Le décès d’un animal, qu’on a aimé et qui nous a aimé, est un moment déchirant. Comme tous les vétérinaires, et plus particulièrement depuis que je m’intéresse aux accompagnements de la fin de vie, je peux dire que je côtoie de près la douleur et la peine vécues par les familles. Je suis témoin de la souffrance et du sentiment de culpabilité, très souvent ; des remords, parfois.
Le deuil animalier : une réalité émotionnelle profonde
Le lien entre les humains et leurs animaux familiers transcende souvent les mots. Lorsqu’un animal décède, la perte peut être dévastatrice. Les animaux ne sont plus simplement des biens matériels, mais des membres à part entière de la famille. Lorsqu’ils partent, la douleur ressentie est authentique, et il est alors essentiel de comprendre que pleurer la perte d’un animal est une réaction naturelle, avec une réalité émotionnelle profonde qui mérite d’être reconnue et respectée.
Des endeuillés isolés
Pourtant, le deuil animalier est encore souvent minimisé, voire ignoré dans nos sociétés. Il est encore fréquent que les gens considèrent comme “sentimentales” les personnes souffrant de la perte de leur animal ou qu’on leur reproche de faire de l’anthropomorphisme. Combien de personnes ont ressenti plus de peine au décès de leur animal qu’à celui d’un membre de leur propre famille, mais n’ont pas osé l’avouer à leurs proches ? À l’opposé, combien de personnes se sont entendues dire qu’elles feraient mieux d’aller dans un refuge chercher un nouvel animal pour aller mieux ? Ces paroles, dites souvent avec bienveillance, ne font qu’accentuer ce sentiment d’être incompris. Elles renient le lien unique qui unissait la personne à son animal. S’ensuit un risque d’isolement car les endeuillés ne veulent plus être confrontés à ce type de discours et préfèrent se taire.
Les vétérinaires : premier soutien des familles
En tant que vétérinaires, nous jouons un rôle crucial dans le processus de deuil animalier car nous sommes les premiers à pouvoir prendre en compte et promouvoir la singularité de chaque lien entre un humain et son animal. L’euthanasie, bien que souvent nécessaire pour soulager la souffrance d’un animal, peut être une expérience déchirante pour les propriétaires. Nous devons non seulement être compétents sur le plan médical, mais aussi empathiques face à la douleur émotionnelle des familles. Fournir des informations sur le deuil animalier, offrir des ressources pour le soutien émotionnel et montrer de l’empathie contribuent à faciliter le processus de deuil ensuite. Il me semble donc que notre profession a un rôle essentiel dans la validation et le soutien de ceux qui pleurent la perte de leurs compagnons.

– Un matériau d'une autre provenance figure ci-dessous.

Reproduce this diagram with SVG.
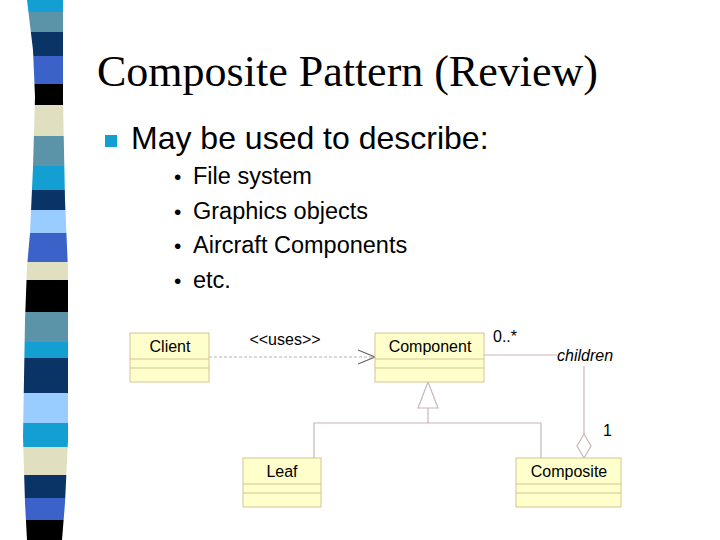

Honorons les liens pour briser le tabou du deuil animalier
Je suis convaincue qu’honorer le lien qui persiste même au-delà de la mort, contribue à apaiser la douleur et à reconnaître la validité du deuil animalier. Alors, honorons nos animaux. Parlons d’eux, parlons de nos deuils. Brisons le tabou qui entoure le deuil animalier pour contribuer à légitimer cette expérience difficile et à offrir un espace où les personnes peuvent exprimer leur chagrin sans honte ni jugement. En partageant nos histoires, nous contribuons à créer une société plus compréhensive, où l’amour et la perte, qu’ils soient humains ou animaux, sont respectés de la même manière.